Le témoignage du bras droit de M. Miller risque d’avoir un impact majeur sur plusieurs procédures à venir. Le compte que M. Abrams avait enregistré à son nom à la Banque Royale a été fermé par l’institution pour des raisons « réputationnelles », selon ce qui a été exposé à la cour.

Personne n’a expliqué comment fait maintenant M. Miller pour accéder à ses fonds.

L’homme d’affaires a vendu la multinationale montréalaise Future Electronics à un géant taiwanais en septembre dernier, pour la somme de 5,14 milliards CAN. Outre la poursuite de 8 millions déposée par A. B., une cinquantaine de femmes ont parallèlement demandé de se joindre à une demande d’action collective contre l’homme d’affaires, parce qu’elles disent avoir été recrutées pour lui offrir des services de prostitution juvénile. L’action collective fait suite à la diffusion d’un reportage de Radio-Canada dans lequel plusieurs femmes témoignaient de ce système de recrutement et de rémunération.

Le Service de police de la Ville de Montréal (SPVM) a aussi rouvert une enquête criminelle, fermée il y a plusieurs années, au sujet des allégations visant M. Miller. L’enquête comporte un volet sur l’usage de sa fortune afin de payer des jeunes filles et des détectives privés. Comme les plaignantes de l’action collective, les policiers chercheront à comprendre comment l’homme d’affaires accède à son argent.

Robert Miller souffre de problèmes de santé, selon son avocat, MKarim Renno.

Il a un parkinson très avancé et des problèmes cardiaques. M. Miller ne peut pas sortir de sa chambre. Toutes les fois que je veux le voir, je dois me déplacer. Il n’y a pas de meeting à mon bureau.

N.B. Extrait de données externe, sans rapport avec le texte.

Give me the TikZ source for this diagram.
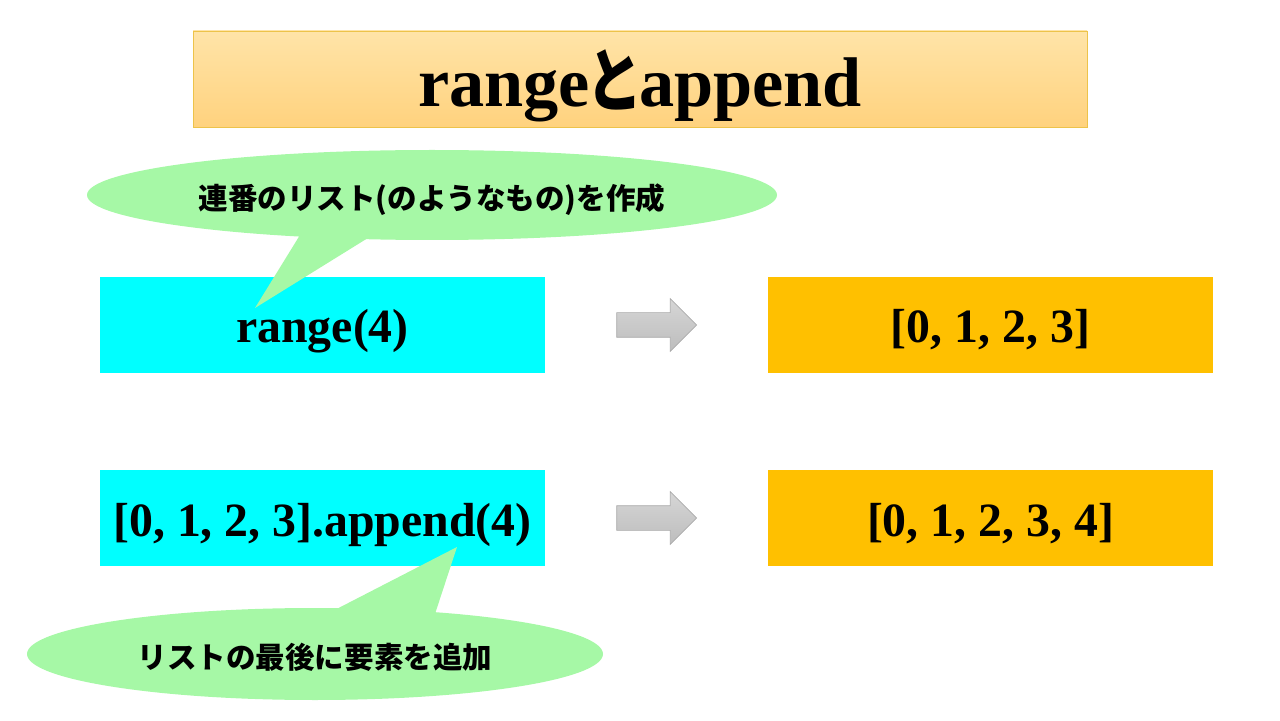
\documentclass[tikz,border=0pt]{standalone}
\usepackage{fontspec}
\setmainfont{Liberation Serif}
\newfontfamily\cjk{Noto Sans CJK JP}
\usetikzlibrary{
  arrows.meta, positioning, calc, shapes.geometric, shapes.arrows
}
\definecolor{tcyan}{HTML}{00FFFF}
\definecolor{torange}{HTML}{FFC000}
\definecolor{tgreen}{HTML}{A6F8A6}
\definecolor{ttop}{HTML}{FFE4A8}
\definecolor{tbot}{HTML}{FFD27E}
\definecolor{tedge}{HTML}{EDC34A}
\definecolor{atop}{HTML}{D6D6D6}
\definecolor{abot}{HTML}{BDBDBD}
\definecolor{aedge}{HTML}{ABABAB}
\tikzset{
  titlebox/.style={
    top color=ttop, bottom color=tbot, draw=tedge, line width=0.6pt,
    minimum width=22.35cm, minimum height=2.4cm, inner sep=0pt,
    text height=1.5cm, text depth=0.1cm,
    font=\fontsize{50}{56}\selectfont\bfseries
  },
  box/.style={
    fill=#1, draw=none, minimum width=11.125cm, minimum height=2.4cm,
    inner sep=0pt, text height=1.0cm, text depth=0.1cm,
    font=\fontsize{34}{40}\selectfont\bfseries
  },
  box/.default=tcyan,
  bubble/.style={
    ellipse, fill=tgreen, draw=none, inner sep=0pt,
    text height=0.75cm, text depth=0.04cm,
    font=\cjk\bfseries\fontsize{21}{25}\selectfont
  },
  tail/.style={fill=tgreen, draw=none},
  blockarr/.style={
    single arrow, single arrow head extend=0.35cm, minimum height=2cm,
    inner xsep=0pt, inner ysep=0.3cm, top color=atop, bottom color=abot,
    draw=aedge, line width=0.5pt
  }
}
\begin{document}
\begin{tikzpicture}
  \useasboundingbox (0,0) rectangle (32,18);
  \node[titlebox] (title) at (16,16.025)
    {range{\cjk\kern-0.05em\scalebox{0.8}[1]{と}\kern-0.05em}append};
  \node[box] (call) at (8.0625,9.875) {range(4)};
  \node[box] (app) at (8.0625,5.05) {[0, 1, 2, 3].append(4)};
  \node[box=torange] (res1) at (24.7625,9.875) {[0, 1, 2, 3]};
  \node[box=torange] (res2) at (24.7625,5.05) {[0, 1, 2, 3, 4]};
  \node[blockarr, xshift=-0.15cm] (arr1) at ($(call.east)!0.5!(res1.west)$) {};
  \node[blockarr, xshift=-0.15cm] (arr2) at ($(app.east)!0.5!(res2.west)$) {};
  % callouts
  \node[bubble, minimum width=17.25cm, minimum height=2.25cm] (note1) at (10.8,13.125)
    {連番のリスト(のようなもの)を作成};
  \coordinate (tip1) at (6.375,10.3);
  \fill[tail] ($(note1.center)+(-3.3,-1.0)$) -- (tip1) -- ($(note1.center)+(-1.4,-0.95)$) -- cycle;
  \node[bubble, minimum width=14.4cm, minimum height=2.3cm] (note2) at (7.875,1.65)
    {リストの最後に要素を追加};
  \coordinate (tip2) at (11.425,4.325);
  \fill[tail] ($(note2.center)+(0.2,0.95)$) -- (tip2) -- ($(note2.center)+(2.95,0.85)$) -- cycle;
\end{tikzpicture}
\end{document}
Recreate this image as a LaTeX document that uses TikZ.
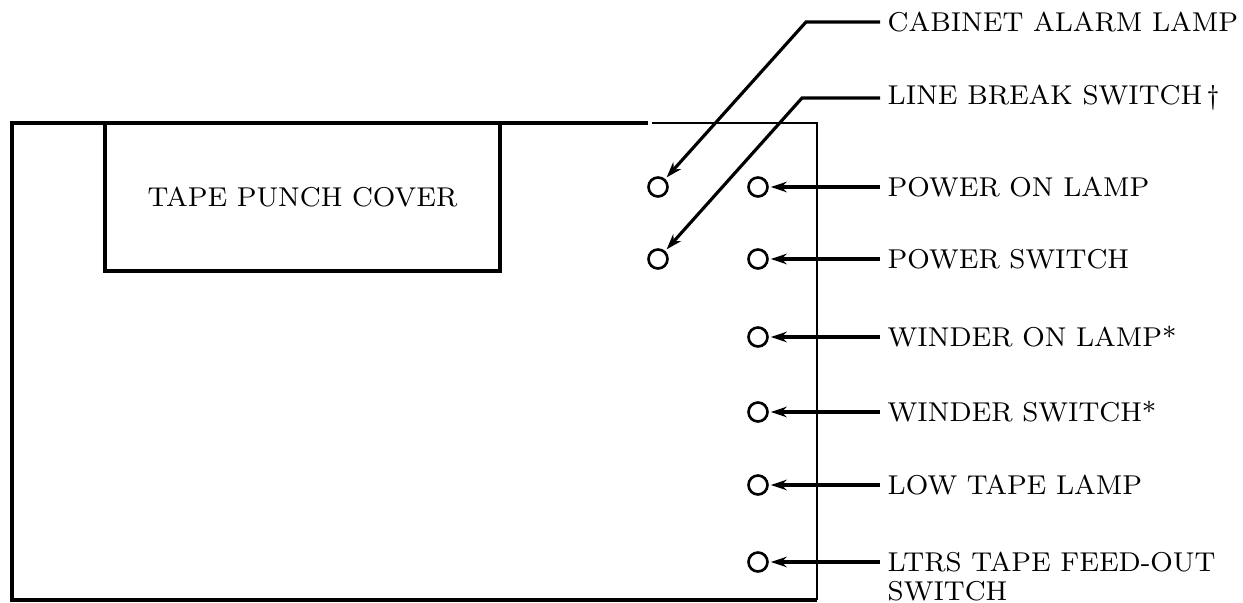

MKarim Renno, avocat de Robert Miller

Dans une entrevue au magazine Forbes, M. Miller a déjà dit s’intéresser à la cryogénisation et financer l’Alcor Life Extension Foundation, un groupe qui congèle des corps et des cerveaux humains dans de l’azote liquide après la mort dans l’espoir de les ressusciter si la technologie le permet un jour.

Identité à protéger

Les audiences se poursuivront ce vendredi, alors que les avocats de M. Miller tenteront de faire reconnaître que la plaignante A. B. s’est déjà entendue avec l’homme d’affaires l’an dernier, qu’elle a déjà été dédommagée et qu’elle ne peut pas le poursuivre pour obtenir davantage d’argent aujourd’hui.

Les procédures se déroulent dans un climat particulier, alors que la protection de l’identité de la plaignante est une priorité pour la cour. Jeudi, deux quidams ont fait irruption dans la salle d’audience du palais de justice de Montréal, située à un étage où aucune autre cause n’était entendue.

« On se promenait dans le Vieux-Montréal, et comme mon fils n’a jamais vu ça, une salle de cour, j’ai pensé l’emmener voir », a expliqué l’un des deux hommes.

Le juge Marc St-Pierre a promptement intimé aux deux hommes de s’avancer jusqu’à côté du box des témoins, pour décliner leur identité et leur adresse. « Le tribunal vous ordonne de ne pas dévoiler le nom de la partie qui poursuit dans le présent dossier », a martelé le magistrat.

« C’est un ordre de la Cour supérieure, et vous pourriez être coupables d’outrage au tribunal », a-t-il prévenu.